=== ENTRIES SHOWN ===
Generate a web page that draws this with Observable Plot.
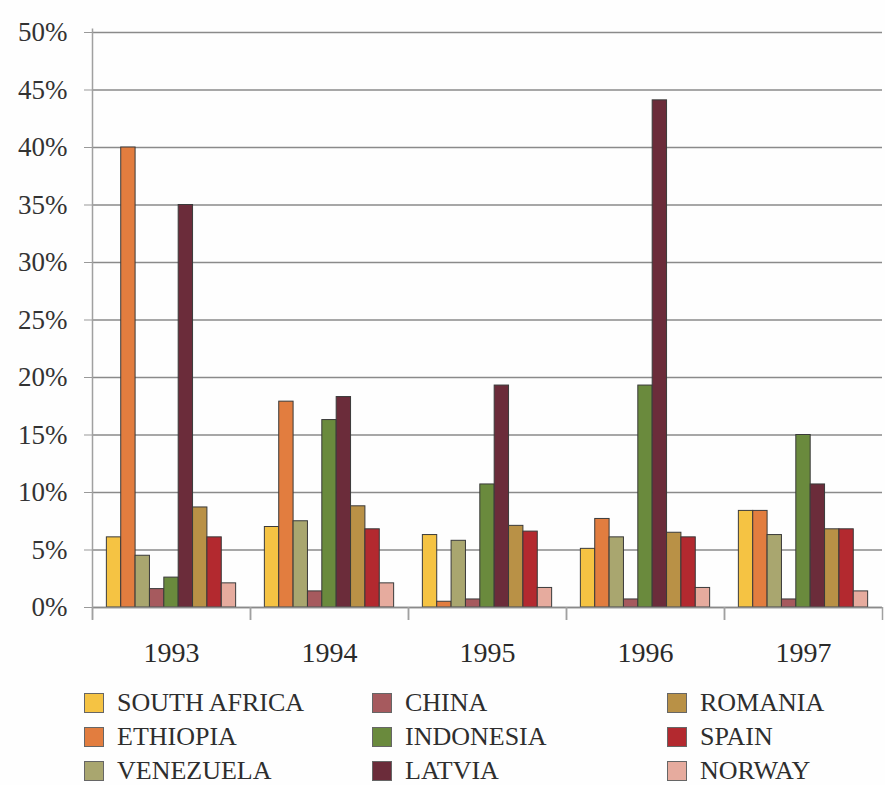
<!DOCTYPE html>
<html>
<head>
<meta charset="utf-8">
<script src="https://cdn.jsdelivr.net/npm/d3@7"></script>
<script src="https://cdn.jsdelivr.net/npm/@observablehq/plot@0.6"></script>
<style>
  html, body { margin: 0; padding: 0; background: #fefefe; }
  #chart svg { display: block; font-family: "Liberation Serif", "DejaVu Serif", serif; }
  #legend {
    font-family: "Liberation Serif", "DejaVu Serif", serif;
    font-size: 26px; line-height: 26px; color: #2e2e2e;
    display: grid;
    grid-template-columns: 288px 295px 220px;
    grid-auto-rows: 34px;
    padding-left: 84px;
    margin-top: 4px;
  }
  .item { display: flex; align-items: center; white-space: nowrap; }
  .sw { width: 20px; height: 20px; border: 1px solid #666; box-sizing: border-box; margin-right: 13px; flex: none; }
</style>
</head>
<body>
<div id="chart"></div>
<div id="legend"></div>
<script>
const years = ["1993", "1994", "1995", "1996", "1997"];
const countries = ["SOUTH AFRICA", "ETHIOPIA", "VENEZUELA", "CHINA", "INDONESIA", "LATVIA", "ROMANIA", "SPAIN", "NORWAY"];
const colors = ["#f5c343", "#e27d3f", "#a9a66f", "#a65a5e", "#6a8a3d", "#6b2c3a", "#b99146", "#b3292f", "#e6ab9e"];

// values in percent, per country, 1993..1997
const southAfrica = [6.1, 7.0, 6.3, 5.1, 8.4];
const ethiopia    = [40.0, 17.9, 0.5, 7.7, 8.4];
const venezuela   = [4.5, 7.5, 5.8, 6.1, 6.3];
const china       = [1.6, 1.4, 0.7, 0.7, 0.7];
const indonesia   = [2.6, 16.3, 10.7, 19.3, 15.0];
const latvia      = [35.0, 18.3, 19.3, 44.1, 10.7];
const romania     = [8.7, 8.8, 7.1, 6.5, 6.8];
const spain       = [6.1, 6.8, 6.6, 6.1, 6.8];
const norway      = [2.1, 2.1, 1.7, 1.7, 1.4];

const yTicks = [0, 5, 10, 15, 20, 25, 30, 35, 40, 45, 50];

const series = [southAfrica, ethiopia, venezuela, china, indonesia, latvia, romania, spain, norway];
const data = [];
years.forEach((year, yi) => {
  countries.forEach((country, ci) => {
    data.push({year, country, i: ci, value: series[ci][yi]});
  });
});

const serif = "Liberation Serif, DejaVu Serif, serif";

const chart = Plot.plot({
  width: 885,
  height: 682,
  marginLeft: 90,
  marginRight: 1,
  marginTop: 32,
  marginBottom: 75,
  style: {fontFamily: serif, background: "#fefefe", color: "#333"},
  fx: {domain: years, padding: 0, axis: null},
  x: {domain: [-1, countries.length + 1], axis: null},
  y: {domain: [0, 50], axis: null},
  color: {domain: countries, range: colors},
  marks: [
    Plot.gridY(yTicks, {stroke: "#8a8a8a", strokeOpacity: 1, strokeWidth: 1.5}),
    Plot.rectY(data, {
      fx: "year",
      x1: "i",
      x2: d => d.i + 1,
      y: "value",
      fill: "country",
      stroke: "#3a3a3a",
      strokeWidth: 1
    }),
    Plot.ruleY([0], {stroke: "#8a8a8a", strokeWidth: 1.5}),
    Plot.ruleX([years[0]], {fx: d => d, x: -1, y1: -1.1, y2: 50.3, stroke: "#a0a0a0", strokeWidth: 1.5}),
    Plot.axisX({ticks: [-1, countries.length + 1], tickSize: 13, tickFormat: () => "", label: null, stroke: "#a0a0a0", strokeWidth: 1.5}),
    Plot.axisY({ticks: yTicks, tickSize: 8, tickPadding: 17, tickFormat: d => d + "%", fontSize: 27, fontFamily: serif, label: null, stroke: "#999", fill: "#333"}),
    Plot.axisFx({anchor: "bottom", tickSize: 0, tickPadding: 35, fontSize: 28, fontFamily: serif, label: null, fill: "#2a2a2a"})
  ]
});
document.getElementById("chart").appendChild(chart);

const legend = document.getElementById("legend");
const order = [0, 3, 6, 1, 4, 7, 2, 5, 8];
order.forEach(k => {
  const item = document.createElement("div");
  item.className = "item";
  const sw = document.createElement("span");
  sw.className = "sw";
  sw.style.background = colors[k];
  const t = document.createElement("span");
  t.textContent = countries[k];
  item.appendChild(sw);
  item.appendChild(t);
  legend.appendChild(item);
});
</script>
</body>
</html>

* * *

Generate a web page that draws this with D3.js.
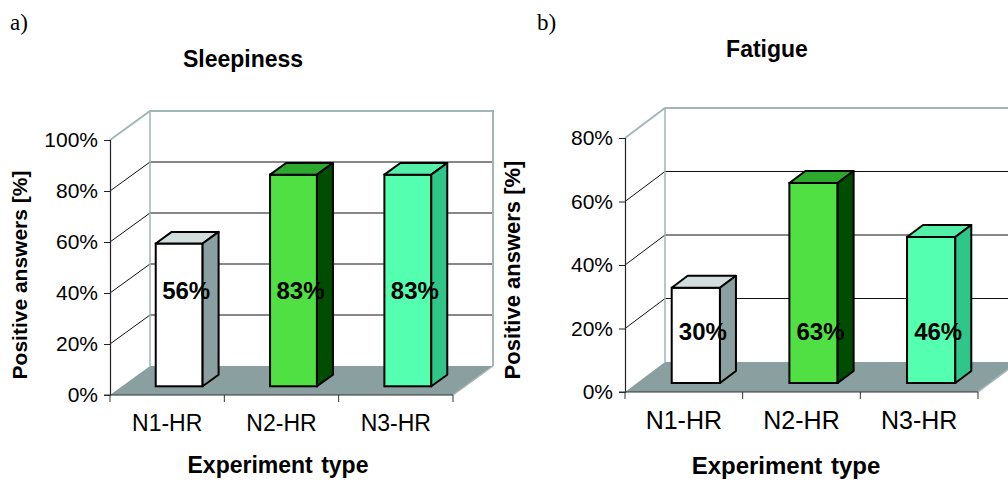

...

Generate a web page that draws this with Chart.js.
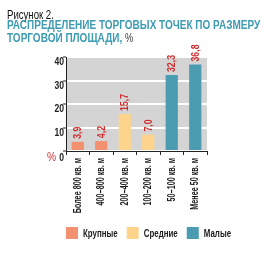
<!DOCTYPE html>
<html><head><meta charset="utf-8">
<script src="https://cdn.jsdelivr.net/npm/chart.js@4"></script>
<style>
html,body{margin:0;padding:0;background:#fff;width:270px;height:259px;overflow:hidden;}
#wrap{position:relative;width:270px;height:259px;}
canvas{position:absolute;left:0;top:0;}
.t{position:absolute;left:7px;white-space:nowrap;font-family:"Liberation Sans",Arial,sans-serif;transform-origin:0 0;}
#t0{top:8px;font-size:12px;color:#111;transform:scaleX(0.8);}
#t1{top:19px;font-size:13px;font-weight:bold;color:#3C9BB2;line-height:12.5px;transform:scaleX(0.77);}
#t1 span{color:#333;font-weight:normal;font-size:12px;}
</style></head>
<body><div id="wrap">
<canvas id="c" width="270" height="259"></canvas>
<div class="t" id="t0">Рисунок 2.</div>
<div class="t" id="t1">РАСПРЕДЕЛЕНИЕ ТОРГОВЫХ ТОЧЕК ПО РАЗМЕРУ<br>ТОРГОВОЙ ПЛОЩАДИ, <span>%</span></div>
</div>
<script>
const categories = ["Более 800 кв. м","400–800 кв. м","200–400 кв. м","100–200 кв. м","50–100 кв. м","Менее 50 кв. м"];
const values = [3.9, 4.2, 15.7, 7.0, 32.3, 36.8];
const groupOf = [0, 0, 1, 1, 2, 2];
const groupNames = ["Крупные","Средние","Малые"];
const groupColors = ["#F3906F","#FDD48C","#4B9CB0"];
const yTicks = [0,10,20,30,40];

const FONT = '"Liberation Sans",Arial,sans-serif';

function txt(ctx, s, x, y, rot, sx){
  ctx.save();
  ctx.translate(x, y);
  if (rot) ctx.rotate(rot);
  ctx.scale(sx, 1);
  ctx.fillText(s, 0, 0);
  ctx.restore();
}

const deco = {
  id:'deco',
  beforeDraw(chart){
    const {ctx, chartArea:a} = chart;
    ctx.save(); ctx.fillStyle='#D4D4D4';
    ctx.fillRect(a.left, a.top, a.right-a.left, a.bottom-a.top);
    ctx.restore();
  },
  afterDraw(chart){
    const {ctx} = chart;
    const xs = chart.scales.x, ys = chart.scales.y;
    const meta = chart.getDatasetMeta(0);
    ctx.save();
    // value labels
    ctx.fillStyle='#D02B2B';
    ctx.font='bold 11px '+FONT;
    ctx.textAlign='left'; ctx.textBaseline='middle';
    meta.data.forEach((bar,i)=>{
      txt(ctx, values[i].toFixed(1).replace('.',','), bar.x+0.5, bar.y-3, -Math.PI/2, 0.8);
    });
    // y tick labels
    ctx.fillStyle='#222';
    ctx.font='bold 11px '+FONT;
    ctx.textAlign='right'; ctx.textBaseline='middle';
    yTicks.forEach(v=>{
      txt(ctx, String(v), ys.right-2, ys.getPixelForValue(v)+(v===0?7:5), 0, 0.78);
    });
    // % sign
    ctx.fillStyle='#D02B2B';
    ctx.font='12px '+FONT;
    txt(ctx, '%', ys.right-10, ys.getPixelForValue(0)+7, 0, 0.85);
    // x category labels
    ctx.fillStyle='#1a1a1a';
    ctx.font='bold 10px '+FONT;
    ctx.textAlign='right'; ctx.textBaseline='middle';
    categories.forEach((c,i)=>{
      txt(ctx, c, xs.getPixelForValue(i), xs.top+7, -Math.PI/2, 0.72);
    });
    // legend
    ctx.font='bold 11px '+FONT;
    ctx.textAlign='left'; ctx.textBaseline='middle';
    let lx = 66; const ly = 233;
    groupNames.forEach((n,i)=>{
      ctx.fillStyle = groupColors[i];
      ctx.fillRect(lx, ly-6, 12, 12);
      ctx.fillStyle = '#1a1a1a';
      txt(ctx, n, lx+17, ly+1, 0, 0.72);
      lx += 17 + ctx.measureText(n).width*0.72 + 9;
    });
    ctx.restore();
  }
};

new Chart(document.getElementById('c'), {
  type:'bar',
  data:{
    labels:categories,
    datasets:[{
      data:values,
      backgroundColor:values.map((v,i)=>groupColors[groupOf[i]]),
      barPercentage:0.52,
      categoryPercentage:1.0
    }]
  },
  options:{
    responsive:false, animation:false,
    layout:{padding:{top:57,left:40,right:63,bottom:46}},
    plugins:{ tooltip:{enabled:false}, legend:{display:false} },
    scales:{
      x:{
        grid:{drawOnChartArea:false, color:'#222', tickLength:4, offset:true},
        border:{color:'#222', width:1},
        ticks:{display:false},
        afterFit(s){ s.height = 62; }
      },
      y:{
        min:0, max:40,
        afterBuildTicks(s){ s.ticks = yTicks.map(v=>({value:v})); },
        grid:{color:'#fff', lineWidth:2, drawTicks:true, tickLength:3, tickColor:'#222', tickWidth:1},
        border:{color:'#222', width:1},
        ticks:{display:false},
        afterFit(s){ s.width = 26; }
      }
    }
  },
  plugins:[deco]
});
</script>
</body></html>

=== INSTRUCTIONS FOR THE TASK ===
List each line holding the string "that".

=== EXPECTED ANSWER ===
Generate a web page that draws this with Observable Plot.
Generate a web page that draws this with D3.js.
Generate a web page that draws this with Chart.js.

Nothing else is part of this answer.